7 Ways to Teach Your Kids about Seasons
Kids are curious and observant by nature, and they'll eventually wonder why it doesn't snow in the summer or why it's warm only part of the year. It's important for parents to teach your kids about seasons.
For some kids, the shift from one season to another is difficult to understand. However, learning about seasons is a fantastic way to introduce scientific concepts while also having fun. Learning about the four seasons can, and should be, fun for all kids!
Let's look at ways that you can teach your kids about seasons.
7 Ways to Teach Your Kids about Seasons
1. Keep a Nature Journal
Once a week or so, go outside with your kids and draw what you see. Your child focuses on things that they see in person, such as the leaves on a tree, a new bird they spotted, plants, and other things that might depict the season.
Another option is to focus on one deciduous tree in your backyard or nearby. Once a month, have your child sketch a drawing of what they see. Then, in a year, they'll have recorded all four seasons in one tree!
2. Connect Fashion with Seasons
What you wear is directly affected by the current weather, so this is a natural thing to discuss with your kids.
Talk about what you wear in each season. If it's raining outside in the springtime, what should you wear? Your kids might say jeans, a rain jacket, rain boots, or a long-sleeve shirt. For summer, your kids might suggest wearing shorts and a t-shirt with sandals!
Talk about how the temperature changes with each season and that will change what you wear. You don't want to wear clothes that won't keep you warm in the winter or clothes that make you too hot in the summer!
3. Read Books about the Seasons
You wouldn't believe how many great books there are for little kids about the seasons. I suggest that you read a few of these books with your kids.
- Watching the Seasons by Edana Eckart
- A Tree for All Seasons by Robin Bernard
- Why Do Leaves Change Color? by Betsy Maestro
- The Reasons for Seasons by Gail Gibbons
- Sunshine Makes the Seasons by Dr. Franklyn M. Branley
4. Draw Pictures Representing the Season
Looking for a simple activity to help teach seasons? Using a poster board of the seasons, talk about something that represents each season.
Spring can be represented by tulips, bunnies, or little chicks. Summer might be a full tree, flowers, or a swimming pool. Most people depict fall with fall leaves, and winter and snow go hand in hand together.

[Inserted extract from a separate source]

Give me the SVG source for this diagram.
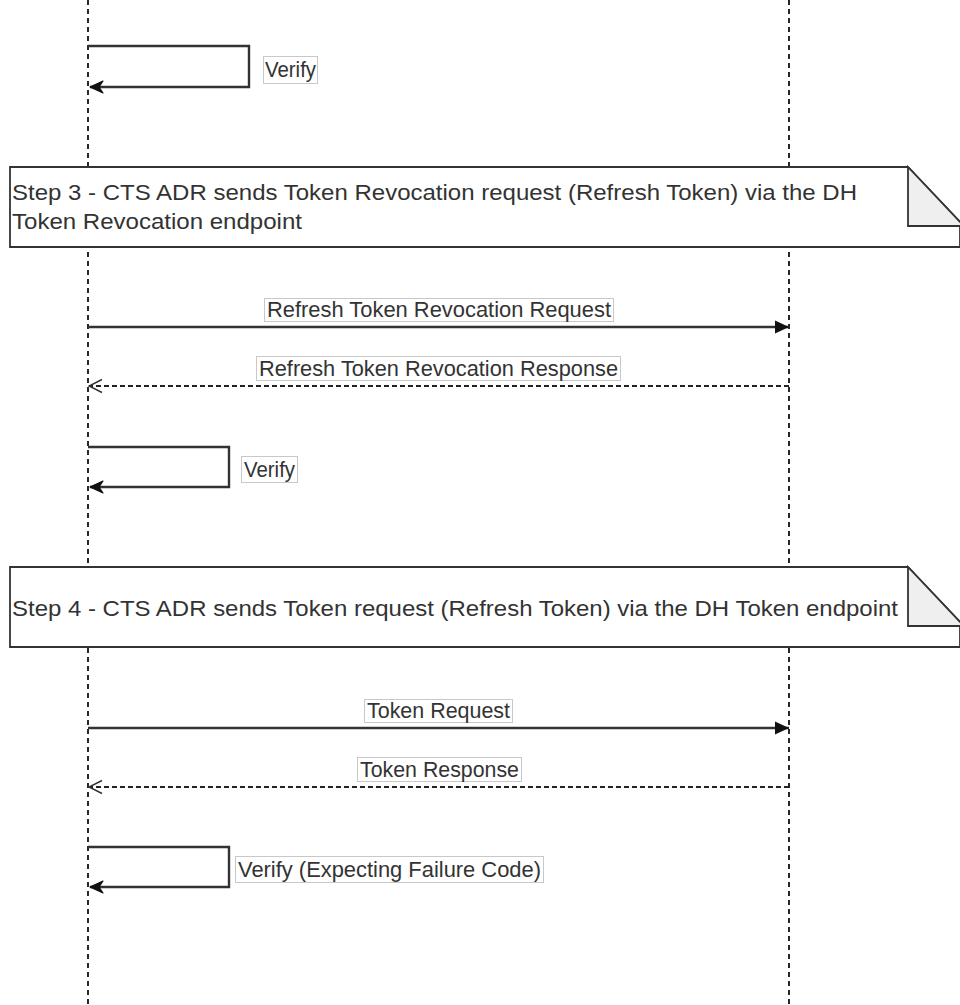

Have your child draw a picture that represents each season. It's a simple yet effective activity!
5. Cut Pictures from Magazines and Chart
Here is a fun idea for kids!
Grab a large poster board from the store and divide it into four columns - Winter, Spring, Summer, and Fall.
Then, grab a few magazines. Ask friends and family for magazines that they finished reading that your kids can cut up. Now, have your child go through the magazines, looking for pictures to go under each season.
When he finds a picture, he can cut it out and glue it under the appropriate season.
6. Take Seasonal Nature Walks
Nature walks are always a good idea for kids! Seasonal nature walks are four times a year, and you need to learn for signs of the upcoming seasonal change.
For example, if spring is nearing, you might look for buds on trees or the first flower popping out of the ground. If fall is coming closer, look for leaves that are starting to turn colors!
It's important that kids document their findings in their nature journal. It helps them see the gradual change that takes place between each season; it doesn't change in a single day.
7. Keep a Weather Tracker
Keeping track of the weather lets your child see the differences, assuming that you live somewhere that has all four seasons. Keep something close-by to remind your kids of all four seasons, such as a placemat of all the seasons.
All you need is a calendar that you can dedicate to keeping track of the weather. Each day, write the temperature and draw the weather for that day. Your child can come up with symbols to represent all of the weather patterns. A sun can represent a sunny day, a snowflake can be a snowy day, etc.
Then, each day, you should talk about what kind of weather you see and what season you are in currently. You might also discuss the upcoming weather changes they might notice as the season gets closer to changing.